Was Westbrook, who had a preseason platelet-rich plasma injection in his knee, playing through physical pain? Or was the notorious creature of habit disrupted by rule changes that threw off his free-throw routine? If so, had that crept into other parts of his game?
In the process of trying to integrate both Paul George and Carmelo Anthony, Westbrook seemed almost timid at times. He looked like he was thinking too much, as though he were calculating the square root of a large number while running a fast break. The man who played with the passion of Kevin Garnett in a smaller frame seemed unsettled.

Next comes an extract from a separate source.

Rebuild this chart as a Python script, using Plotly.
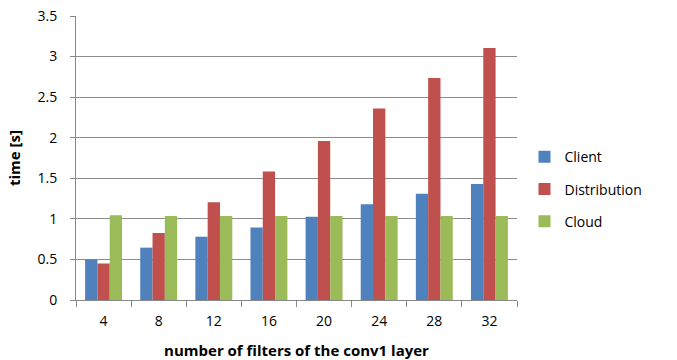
import plotly.graph_objects as go

categories = ["4", "8", "12", "16", "20", "24", "28", "32"]
client = [0.50, 0.645, 0.78, 0.895, 1.025, 1.18, 1.31, 1.43]
distribution = [0.45, 0.825, 1.205, 1.585, 1.96, 2.36, 2.735, 3.105]
cloud = [1.045, 1.035, 1.035, 1.035, 1.035, 1.035, 1.035, 1.035]

font = "Open Sans, Liberation Sans, sans-serif"
fig = go.Figure()
for name, vals, col in [("Client", client, "#4F81BD"),
                        ("Distribution", distribution, "#C0504D"),
                        ("Cloud", cloud, "#9BBB59")]:
    fig.add_trace(go.Bar(x=categories, y=vals, name=name, marker_color=col,
                         marker_line_width=0, legendgroup=name))

fig.update_layout(
    width=677, height=360,
    margin=dict(l=76, r=160, t=16, b=60),
    plot_bgcolor="white", paper_bgcolor="white",
    barmode="group", bargap=0.33, bargroupgap=0,
    font=dict(family=font, size=14, color="black"),
    legend=dict(x=1.017, y=0.39, xanchor="left", yanchor="middle",
                font=dict(size=14), itemwidth=30, traceorder="grouped",
                tracegroupgap=11),
    showlegend=True,
)
fig.update_xaxes(
    type="category", showline=True, linecolor="#888888", linewidth=1,
    ticks="outside", tickson="boundaries", ticklen=6, tickcolor="#888888",
    automargin=False, ticklabelstandoff=8,
    title=dict(text="<b>number of filters of the conv1 layer</b>", standoff=17,
               font=dict(size=15)),
)
fig.update_yaxes(
    range=[0, 3.5], dtick=0.5, showline=True, linecolor="#888888", linewidth=1,
    showgrid=True, gridcolor="#8c8c8c", gridwidth=1.2, automargin=False,
    ticks="outside", ticklen=5, tickcolor="#888888", zeroline=False,
    ticklabelstandoff=10,
    title=dict(text="<b>time [s]</b>", standoff=13, font=dict(size=15)),
)
fig.write_html("out.html", config={"displayModeBar": False},
               post_script="document.body.style.margin='0';document.body.style.overflow='hidden';")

Against the Warriors, Westbrook looked a whole lot more like his last season self. And the Thunder may find their groove because of it.
The Thunder star dropped 34 points, 10 rebounds, nine assists, multiple muscle flexes and a whole lot of trash talk on Golden State. Much of that was directed at former teammate and now-Warriors star Kevin Durant, though both tried to downplay the significance of the game beforehand.
However, it was clear both cared more than they'd ever admit. And though Westbrook's emotions can overwhelm him at times, he remained in check and seemed to channel that energy to his teammates.
"Oh yeah, he feeds off of anything," Durant said after the game when asked if Westbrook feeds off emotion. "He plays with a chip on his shoulder, and he has his whole career."
"They brought the energy, and they brought the juice," Warriors coach Steve Kerr said. "[Westbrook's] a great player. He controlled the game; he dominated."
With Westbrook playing decisively, the offense flourished. Anthony scored 22 points, and George added 20. Neither looked like they were socialistically divvying up shots with Westbrook.
The energy was evident defensively as George played suffocating defense, notching four steals and 10 deflections, throwing the Warriors offense crooked. Steven Adams' physical presence in the paint further frustrated Golden State, helping limit the Warriors to just 41.3 percent shooting and only seven offensive rebounds.
"The effort, the intensity, the way we played, just our disposition in the second half was very good," Thunder coach Billy Donovan said. "That's how we need to play. We did a lot of really good things, but there are things that we can get better at."
If Westbrook has rediscovered his comfort level again, the Thunder may have found a patch for one of its flaws. How well it holds depends on him.
"I go out and compete," Westbrook said after the game. "I'm gonna go out and play at a high level like I've been saying since day one, and that's what I do."